Por Sergio Viula
Ando extremamente impaciente com a falta de noção do que é o espaço público por parte de um considerável número de cariocas e fluminenses. Um exemplo, entre muitos, foi o que me aconteceu há alguns minutos.
Eu estava lendo o livro DYSPHORIA MUNDI, que está longe de ser mero passatempo ou entretenimento. Existe atenção e pensamento aguçado. Escolhi um lugar onde ninguém passaria atrás de mim ou sentaria colado comigo. Já fiz isso outras vezes e deu certo. Dessa vez, porém, um grupo de adolescentes uniformizados de uns 15 ou 16 anos "sentou" no banco perpendicular ao meu, ou seja, se pensarmos num L, eu estava numa linha e eles na outra do L. Espaço suficiente.

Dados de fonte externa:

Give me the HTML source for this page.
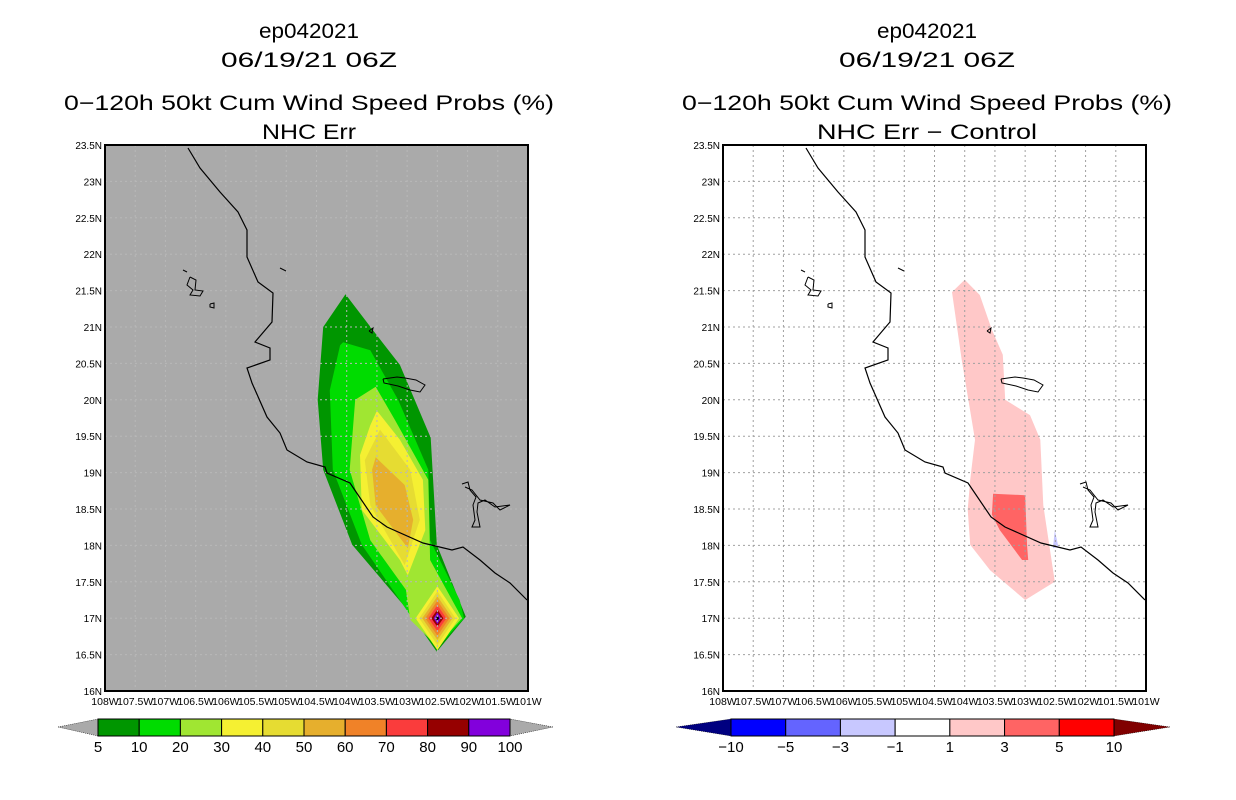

De repente, eu sinto um cutucão no meu braço. Um adolescente decidiu se DEITAR no banco, invadindo o meu espaço do outro lado.
Ele pediu desculpas. E eu disse que estava tudo bem, ainda que por dentro, eu já estivesse me sentindo contrariado. Mais um carioca que não tem noção do seu quadrado.
Não satisfeito, ele me perguntou o que eu estava fazendo. Eu tinha um livro diante de mim e óculos de leitura no rosto. Era óbvio. Em vez de dizer "estou lendo", decidi dizer "estou estudando". Intuitivamente, eu sabia que isso seria provocativo em alguma medida. Eles estavam de uniforme, mas estudam? Dito e feito.
Ele responde com uma pergunta: Estudando?
A pergunta revela uma certa perplexidade. Um homem velho com um livro e estudando em seu tempo livre? Isso é, provavelmente, tudo o que aquele jovem não quer fazer na vida. Não era uma opção para ele.
Querendo reorganizar interiormente o que eu havia desorganizado com a minha resposta, ele pergunta se eu vou à igreja. Aposto que ele pensou: Só pode ser um livro evangélico, algum estudo bíblico.
Eu respondi: Graças a Deus, não.
Lógico que eu estava sendo irônico. A ideia se Deus não corresponde a qualquer realidade comprovada, mas ele mordeu a isca.
Como assim? - perguntou ele.
Respondi com outra pergunta: Você vai?
Ele disse: Vou.
Eu disse: Que pena.
Ele retrucou: " Pena por quê, com tom de perplexidade de novo.
Eu já estava num misto de incômodo pela interrupção interminável e pena por imaginar o desperdício de tempo e oportunidades que esse rapaz vai vivenciar por se agarrar a crenças castradoras, redutoras e negacionistas em tantos sentidos que falta-me espaço para enumerar.
Então, eu disse o seguinte para encerrar: Você devia estar orando, então, em vez de vir interromper a minha leitura, não acha?
Um colega dele o chamou de volta ao grupo porque viu que eu não estava mesmo a fim de papo.
Fiquei pensando no desperdício de gerações inteiras, especialmente, nos últimos 30 anos com a renovação do fervor fundamentalista nesse país, especialmente nessa cidade onde até o narcotráfico diz que é de Jesus. Haverá fim para esse inferno algum dia? E onde estará esse rapaz daqui a 10 ou 20 anos sem a menor ideia do que significa "aprendizado pela vida toda" ou "estudar como meio de entender o mundo e tudo o que ele contém"? A crença em qualquer conjunto de lendas, mitos e parábolas como sendo a verdade final e absoluta sobre tudo é antídoto contra o conhecimento verdadeiro sobre tudo e qualquer coisa que esteja ao nosso alcance.
Repito o que disse a ele quando ele me respondeu que ia, sim, à igreja: Que pena!
E tudo isso porque ele simplesmente não soube ficar em seu quadrado numa praça de alimentação vazia.